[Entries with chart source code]
▽
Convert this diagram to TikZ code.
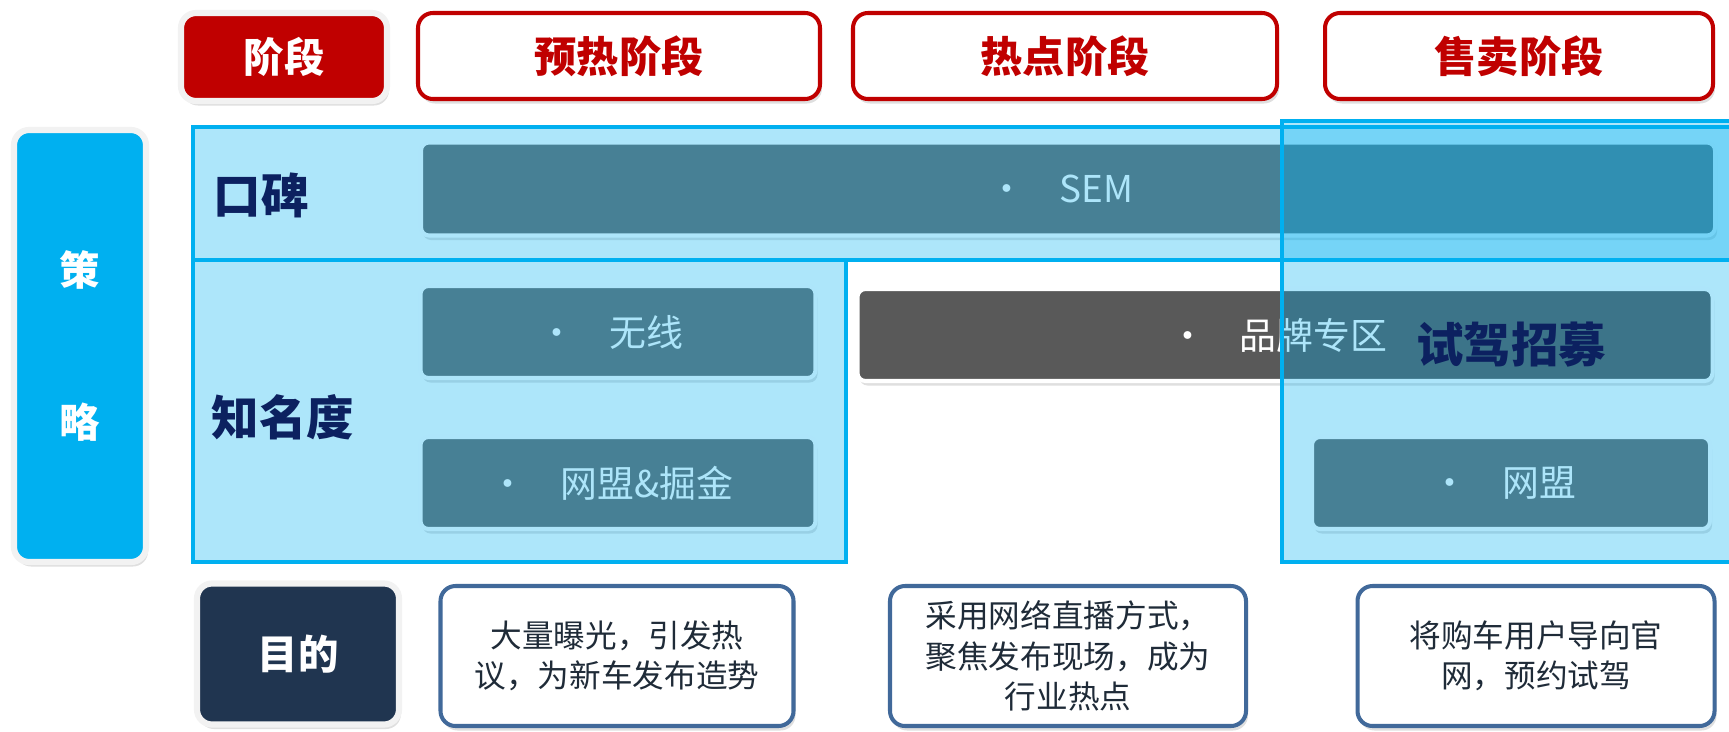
\documentclass[tikz,border=0pt]{standalone}
\usepackage{fontspec}
\setmainfont{Noto Sans CJK SC}
\usetikzlibrary{shadows}

\definecolor{stagered}{HTML}{C00000}
\definecolor{skyblue}{HTML}{00B0F0}
\definecolor{boxgray}{HTML}{6A6A6A}
\definecolor{darkgray}{HTML}{595959}
\definecolor{halo}{HTML}{F2F2F2}
\definecolor{zonenavy}{HTML}{0C2160}
\definecolor{aimnavy}{HTML}{203550}
\definecolor{aimblue}{HTML}{41699A}
\definecolor{aimtext}{HTML}{1F2B38}

\newcommand\itemdot{\makebox[2mm]{•}\hspace{9.5mm}}

\tikzset{
  size/.style 2 args={minimum width=#1*0.2mm, minimum height=#2*0.2mm, inner sep=0pt},
  softshadow/.style={drop shadow={shadow xshift=0.4mm, shadow yshift=-0.9mm, opacity=0.25}},
  headbox/.style={draw=stagered, line width=2.3pt, fill=white, rounded corners=3mm,
    text=stagered, font=\bfseries\fontsize{24}{24}\selectfont, softshadow},
  titlebox/.style={draw=halo, line width=3.5pt, rounded corners=3mm,
    text=white, font=\bfseries\fontsize{23}{23}\selectfont, softshadow},
  itembox/.style={draw=white, line width=2.3pt, fill=boxgray, rounded corners=1.6mm,
    text=white, font=\fontsize{21}{21}\selectfont, softshadow},
  zone/.style={draw=skyblue, line width=2.3pt, fill=skyblue, fill opacity=0.32},
  zonelabel/.style={text=zonenavy, font=\bfseries\fontsize{27}{27}\selectfont},
  aimbox/.style={draw=aimblue, line width=2.3pt, fill=white, rounded corners=3mm,
    text=aimtext, align=center, font=\fontsize{18}{23}\selectfont, softshadow}
}

\begin{document}
\begin{tikzpicture}[x=0.2mm, y=-0.2mm]
  \useasboundingbox (0,0) rectangle (1729,731);

  % Stages
  \node[titlebox, fill=stagered, size={206}{88}] (stage) at (284,57) {阶段};
  \node[headbox, size={402}{86}] (warm) at (619,56) {预热阶段};
  \node[headbox, size={424}{86}] (hot) at (1065,56) {热点阶段};
  \node[headbox, size={388}{86}] (sale) at (1519,56) {售卖阶段};

  % Strategy
  \node[titlebox, fill=skyblue, size={132}{432}, align=center,
    font=\bfseries\fontsize{23}{86}\selectfont] (strategy) at (80,346) {策\\略};

  % Items
  \node[itembox, size={1294}{93}] (sem) at (1068,189) {\itemdot SEM};
  \node[itembox, size={395}{92}] (wireless) at (618,332) {\itemdot 无线};
  \node[itembox, size={395}{92}] (union) at (618,483) {\itemdot 网盟\&掘金};
  \node[itembox, fill=darkgray, size={855}{92}] (brand) at (1285,335) {\itemdot 品牌专区};
  \node[itembox, size={398}{92}] (union2) at (1511,483) {\itemdot 网盟};

  % Zones
  \draw[zone] (193,127) rectangle (1735,260);
  \draw[zone] (193,260) rectangle (846,562);
  \draw[zone] (1282,121) rectangle (1735,562);
  \node[zonelabel] (praise) at (261,195) {口碑};
  \node[zonelabel] (fame) at (283,417) {知名度};
  \node[zonelabel] (drive) at (1511,345) {试驾招募};

  % Aims
  \node[titlebox, fill=aimnavy, size={202}{141}] (aim) at (298,654) {目的};
  \node[aimbox, size={353}{140}] (aim1) at (617,656) {大量曝光，引发热\\议，为新车发布造势};
  \node[aimbox, size={356}{140}] (aim2) at (1068,656) {采用网络直播方式，\\聚焦发布现场，成为\\行业热点};
  \node[aimbox, size={357}{140}] (aim3) at (1536,656) {将购车用户导向官\\网，预约试驾};
\end{tikzpicture}
\end{document}
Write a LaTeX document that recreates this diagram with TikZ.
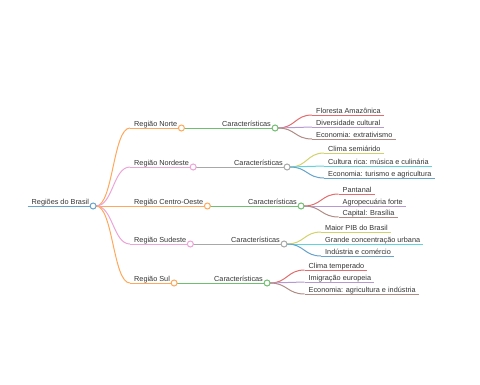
\documentclass[tikz,border=0pt]{standalone}
\usepackage{fontspec}
\setmainfont{Liberation Sans}
\usetikzlibrary{calc}
\definecolor{cBlue}{HTML}{1F77B4}
\definecolor{cOrange}{HTML}{FF7F0E}
\definecolor{cGreen}{HTML}{2CA02C}
\definecolor{cRed}{HTML}{D62728}
\definecolor{cPurple}{HTML}{9467BD}
\definecolor{cBrown}{HTML}{8C564B}
\definecolor{cPink}{HTML}{E377C2}
\definecolor{cGray}{HTML}{7F7F7F}
\definecolor{cOlive}{HTML}{BCBD22}
\definecolor{cCyan}{HTML}{17BECF}
\definecolor{txt}{HTML}{333333}
\tikzset{
  lbl/.style={anchor=base west,inner sep=0pt,font=\fontsize{7.3}{8}\selectfont,text=txt},
  br/.style={line width=1pt,draw=#1!68!white},
  dot/.style={circle,draw=#1!68!white,fill=white,line width=1pt,inner sep=0pt,minimum size=6pt},
}
\newcommand{\linkc}[3]{% color, from, to
  \draw[br=#1] (#2) .. controls ($(#2)!0.5!(#2 -| #3)$) and ($(#3)!0.5!(#3 -| #2)$) .. (#3);}
\begin{document}
\begin{tikzpicture}[x=1pt,y=-1pt]
\useasboundingbox (0,0) rectangle (480,384);
% root
\node[lbl] (tR) at (31.5,204) {Regiões do Brasil};
\coordinate (cR) at ($(tR.base east)+(4,2)$);
\coordinate (sR) at ($(tR.base west)+(-4,2)$);
\draw[br=cBlue] (sR) -- (cR);
\coordinate (oR) at ($(cR)+(3,0)$);
% regions
\foreach \id/\name/\y/\col/\ccol/\ctx in {
  N/Região Norte/128/cOrange/cGreen/222,
  NE/Região Nordeste/167/cPink/cGray/234,
  CO/Região Centro-Oeste/206/cOrange/cGreen/248,
  SE/Região Sudeste/244/cPink/cGray/231,
  S/Região Sul/283/cOrange/cGreen/214}{
  \node[lbl] (t\id) at (134,\y-2) {\name};
  \coordinate (s\id) at ($(t\id.base west)+(-4,2)$);
  \coordinate (c\id) at ($(t\id.base east)+(4,2)$);
  \linkc{\col}{oR}{s\id}
  \draw[br=\col] (s\id) -- (c\id);
  \node[lbl] (k\id) at (\ctx,\y-2) {Características};
  \coordinate (d\id) at ($(k\id.base east)+(4,2)$);
  \draw[br=\ccol] ($(c\id)+(3,0)$) -- (d\id);
  \coordinate (o\id) at ($(d\id)+(3,0)$);
}
\node[dot=cBlue] (nR) at (cR) {};
% leaves
\foreach \pp/\lid/\ltxt/\x/\y/\col in {
  N/a/Floresta Amazônica/316/115/cRed,
  N/b/Diversidade cultural/316/127/cPurple,
  N/c/Economia: extrativismo/316/139/cBrown,
  NE/a/Clima semiárido/328/153/cOlive,
  NE/b/Cultura rica: música e culinária/328/166/cCyan,
  NE/c/Economia: turismo e agricultura/328/178/cBlue,
  CO/a/Pantanal/342.5/194/cRed,
  CO/b/Agropecuária forte/342.5/206/cPurple,
  CO/c/Capital: Brasília/342.5/217/cBrown,
  SE/a/Maior PIB do Brasil/325/232/cOlive,
  SE/b/Grande concentração urbana/325/244/cCyan,
  SE/c/Indústria e comércio/325/256/cBlue,
  S/a/Clima temperado/308.5/270/cRed,
  S/b/Imigração europeia/308.5/282/cPurple,
  S/c/Economia: agricultura e indústria/308.5/294/cBrown}{
  \node[lbl] (l\pp\lid) at (\x,\y-2) {\ltxt};
  \coordinate (ls\pp\lid) at ($(l\pp\lid.base west)+(-4,2)$);
  \coordinate (le\pp\lid) at ($(l\pp\lid.base east)+(3,2)$);
  \linkc{\col}{o\pp}{ls\pp\lid}
  \draw[br=\col] (ls\pp\lid) -- (le\pp\lid);
}
\foreach \id/\col/\ccol in {N/cOrange/cGreen,NE/cPink/cGray,CO/cOrange/cGreen,SE/cPink/cGray,S/cOrange/cGreen}{
  \node[dot=\col] (n\id) at (c\id) {};
  \node[dot=\ccol] (m\id) at (d\id) {};
}
\end{tikzpicture}
\end{document}
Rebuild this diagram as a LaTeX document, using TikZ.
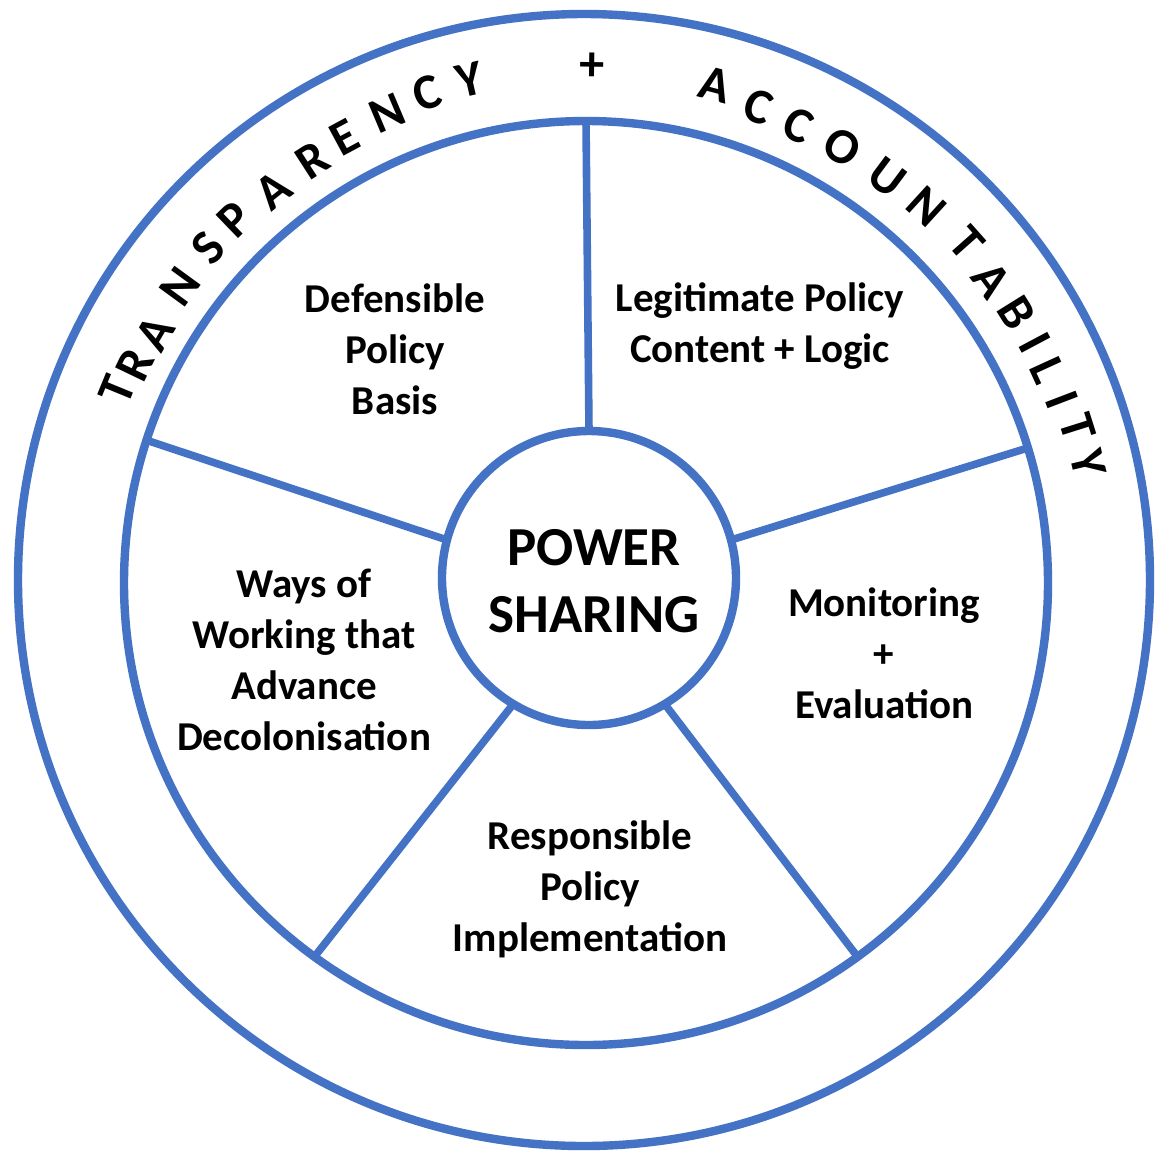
\documentclass[tikz,border=0pt]{standalone}
\usepackage{fontspec}
\setmainfont{Carlito}
\definecolor{ringblue}{HTML}{4472C4}
\begin{document}
\begin{tikzpicture}[x=0.5pt,y=-0.5pt,
  ringline/.style={draw=ringblue, line width=4.2pt, circle, inner sep=0pt, outer sep=0pt},
  spoke/.style={draw=ringblue, line width=3.8pt},
  sector/.style={font=\bfseries\fontsize{20.5}{25.5}\selectfont, align=center, inner sep=0pt, text=black},
  arcletter/.style={font=\bfseries\fontsize{25}{30}\selectfont, inner sep=0pt, text=black},
  hubtext/.style={font=\bfseries\fontsize{27.5}{33.5}\selectfont, align=center, inner sep=0pt, text=black}]
\useasboundingbox (0,0) rectangle (1163,1153);
\fill[white] (0,0) rectangle (1163,1153);
% circles
\node[ringline, minimum size=566pt] (outer) at (584,580) {};
\node[ringline, minimum size=462pt] (ring) at (586,583) {};
\node[ringline, minimum size=147pt, fill=white] (hub) at (589,578) {};
% spokes
\draw[spoke] (hub.90) -- (ring.90);
\draw[spoke] (hub.15) -- (ring.17.5);
\draw[spoke] (hub.-59) -- (ring.-54);
\draw[spoke] (hub.-121) -- (ring.-126);
\draw[spoke] (hub.165) -- (ring.162);
% curved title letters
\foreach \ch/\px/\py/\ang [count=\i] in {
  T/117/390/157.7, R/135/365/154.3, A/155/333/149.9, N/180/287/143.9,
  S/208/248/138.5, P/235/220/134.0, A/273/190/128.5, R/313/160/122.8,
  E/345/137/118.3, N/387/113/112.9, C/427/93/107.9, Y/470/80/102.9,
  +/592/67/89.2,
  A/715/85/75.3, C/758/107/70.0, C/798/125/65.0, O/842/147/59.4,
  U/887/177/53.3, N/927/207/47.6, T/967/243/41.6, A/992/280/36.6,
  B/1017/313/31.9, I/1035/343/28.0, L/1048/370/24.6, I/1062/400/20.9,
  T/1078/427/17.5, Y/1088/463/13.3}
  \node[arcletter, rotate=\ang-90] (arc\i) at (\px,\py) {\ch};
% sector labels
\node[sector] (basis) at (395,349) {Defensible\\Policy\\Basis};
\node[sector] (content) at (760,326) {Legitimate Policy\\Content + Logic};
\node[sector] (monitor) at (884,653) {Monitoring\\+\\Evaluation};
\node[sector] (ways) at (304,660) {Ways of\\Working that\\Advance\\Decolonisation};
\node[sector] (impl) at (590,889) {Responsible\\Policy\\Implementation};
\node[hubtext] (power) at (594,581) {POWER\\SHARING};
\end{tikzpicture}
\end{document}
△
STATED TASK: In the listing above, how many lines include the word "that"? Answer with the number and nothing more.

COMPLETED EXERCISE: 2